Coupland focuses in this novel on the idea that McLuhan exhibited many signs today recognized as falling somewhere on the autism spectrum. He includes Simon Baron-Cohen's autism-spectrum quotient quiz, and discusses how McLuhan's actions may have been signs of this condition.

Michael McLuhan, executor of the McLuhan estate, criticized Coupland's suggestions of autism. "These ridiculously absurd speculations completely mar what would have been an interesting and unique biographical approach," he said, adding that the biographies by Terrance Gordon and Philip Marchand are superior. Speaking on behalf of all the McLuhan children, he also said their father "was not disabled or challenged in any way. He was not autistic...As his children, we can assure you he had no issues with being touched."

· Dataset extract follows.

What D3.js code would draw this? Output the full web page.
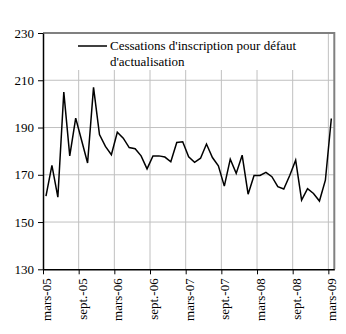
<!DOCTYPE html>
<html>
<head>
<meta charset="utf-8">
<script src="https://cdn.jsdelivr.net/npm/d3@7"></script>
<style>
  html, body { margin: 0; padding: 0; background: #fff; }
  svg { display: block; }
</style>
</head>
<body>
<svg id="chart" width="346" height="334"></svg>
<script>
// Monthly series, mars-05 .. mars-09 (49 months)
const months = [
  "mars-05","avr.-05","mai-05","juin-05","juil.-05","août-05","sept.-05","oct.-05","nov.-05","déc.-05","janv.-06","févr.-06",
  "mars-06","avr.-06","mai-06","juin-06","juil.-06","août-06","sept.-06","oct.-06","nov.-06","déc.-06","janv.-07","févr.-07",
  "mars-07","avr.-07","mai-07","juin-07","juil.-07","août-07","sept.-07","oct.-07","nov.-07","déc.-07","janv.-08","févr.-08",
  "mars-08","avr.-08","mai-08","juin-08","juil.-08","août-08","sept.-08","oct.-08","nov.-08","déc.-08","janv.-09","févr.-09",
  "mars-09"
];
const values = [
  161, 174, 160.5, 205, 178, 194, 184.5, 175, 207, 187, 182, 178.5,
  188, 185.5, 181.5, 181, 178, 172.5, 178, 178, 177.5, 175.5, 183.7, 184,
  177.6, 175.3, 177, 183, 177.3, 173.8, 165.2, 176.6, 170.6, 178.3, 161.8, 169.7,
  169.7, 171, 169.2, 165, 164, 169.7, 176.2, 159.3, 164.1, 162.1, 158.9, 167.7,
  193.8
];
const tickLabels = ["mars-05","sept.-05","mars-06","sept.-06","mars-07","sept.-07","mars-08","sept.-08","mars-09"];
const yTicks = [130, 150, 170, 190, 210, 230];
const legendLines = ["Cessations d'inscription pour défaut", "d'actualisation"];

const FONT = "'Liberation Serif', 'Times New Roman', Times, serif";
const svg = d3.select("#chart");
const L = 43, R = 334.3, T = 33, B = 269.3;

const x = d3.scaleLinear().domain([0, months.length]).range([L, R]);
const y = d3.scaleLinear().domain([130, 230]).range([B, T]);
const tickIdx = tickLabels.map((d, i) => i * 6);

// horizontal gridlines
svg.append("g").selectAll("line").data(yTicks.filter(v => v > 130 && v < 230)).join("line")
  .attr("x1", L).attr("x2", R).attr("y1", d => y(d)).attr("y2", d => y(d))
  .attr("stroke", "#c0c0c0").attr("stroke-width", 1);

// vertical gridlines
svg.append("g").selectAll("line").data(tickIdx.filter(i => i > 0)).join("line")
  .attr("x1", d => x(d)).attr("x2", d => x(d)).attr("y1", T).attr("y2", B)
  .attr("stroke", "#c0c0c0").attr("stroke-width", 1);

// legend box (white background hiding gridlines)
svg.append("rect").attr("x", 70).attr("y", T + 1).attr("width", 255).attr("height", 36)
  .attr("fill", "#fff");

// frame top/right (gray)
svg.append("line").attr("x1", L).attr("x2", R).attr("y1", T).attr("y2", T)
  .attr("stroke", "#808080").attr("stroke-width", 2);
svg.append("line").attr("x1", R).attr("x2", R).attr("y1", T - 1).attr("y2", B)
  .attr("stroke", "#808080").attr("stroke-width", 2);

// axes
const yAxis = d3.axisLeft(y).tickValues(yTicks).tickSize(5).tickSizeOuter(0).tickPadding(4);
const gy = svg.append("g").attr("transform", `translate(${L},0)`).call(yAxis);
gy.attr("font-family", null).attr("font-size", null);
gy.select(".domain").attr("stroke", "#000").attr("stroke-width", 1.5);
gy.selectAll(".tick line").attr("stroke", "#000");
gy.selectAll(".tick text").style("font-family", FONT).style("font-size", "13px").attr("fill", "#000");

const xAxis = d3.axisBottom(x).tickValues(tickIdx).tickSize(5).tickSizeOuter(0)
  .tickFormat((d, i) => tickLabels[i]);
const gx = svg.append("g").attr("transform", `translate(0,${B})`).call(xAxis);
gx.attr("font-family", null).attr("font-size", null);
gx.select(".domain").attr("stroke", "#000").attr("stroke-width", 1.5);
gx.selectAll(".tick line").attr("stroke", "#000");
gx.selectAll(".tick text")
  .style("font-family", FONT).style("font-size", "13px").attr("fill", "#000")
  .attr("text-anchor", "end")
  .attr("transform", "rotate(-90)")
  .attr("x", -9).attr("y", 3).attr("dy", "0.35em");

// data line
const line = d3.line().x((d, i) => x(i + 0.5)).y(d => y(d));
svg.append("path").datum(values).attr("d", line)
  .attr("fill", "none").attr("stroke", "#000").attr("stroke-width", 1.5)
  .attr("stroke-linejoin", "miter");

// legend
svg.append("line").attr("x1", 78).attr("x2", 107).attr("y1", 46).attr("y2", 46)
  .attr("stroke", "#000").attr("stroke-width", 1.5);
svg.append("g").selectAll("text").data(legendLines).join("text")
  .attr("x", 110).attr("y", (d, i) => 50 + i * 16)
  .style("font-family", FONT).style("font-size", "13px").attr("fill", "#000")
  .text(d => d);
</script>
</body>
</html>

However, Coupland does not state that McLuhan was autistic, but uses McLuhan's actions as a point of relation between himself and his subject. Autism has been a theme in other books by Coupland, himself autistic, such as JPod.

===Technology===

The biography also takes a technological approach to the works of Marshall McLuhan, and how his ideas have become even more important with the rise of the Internet.

... you can rest assured he was right on the money four decades ahead of the biggest shift in human communication since the printing press.
— Douglas Coupland

As Coupland has written about the effects of technology in previous works like Microserfs and JPod, he discusses the relations between modern technology and McLuhan's ideas in the modern context, with subject matter like Wikipedia and YouTube.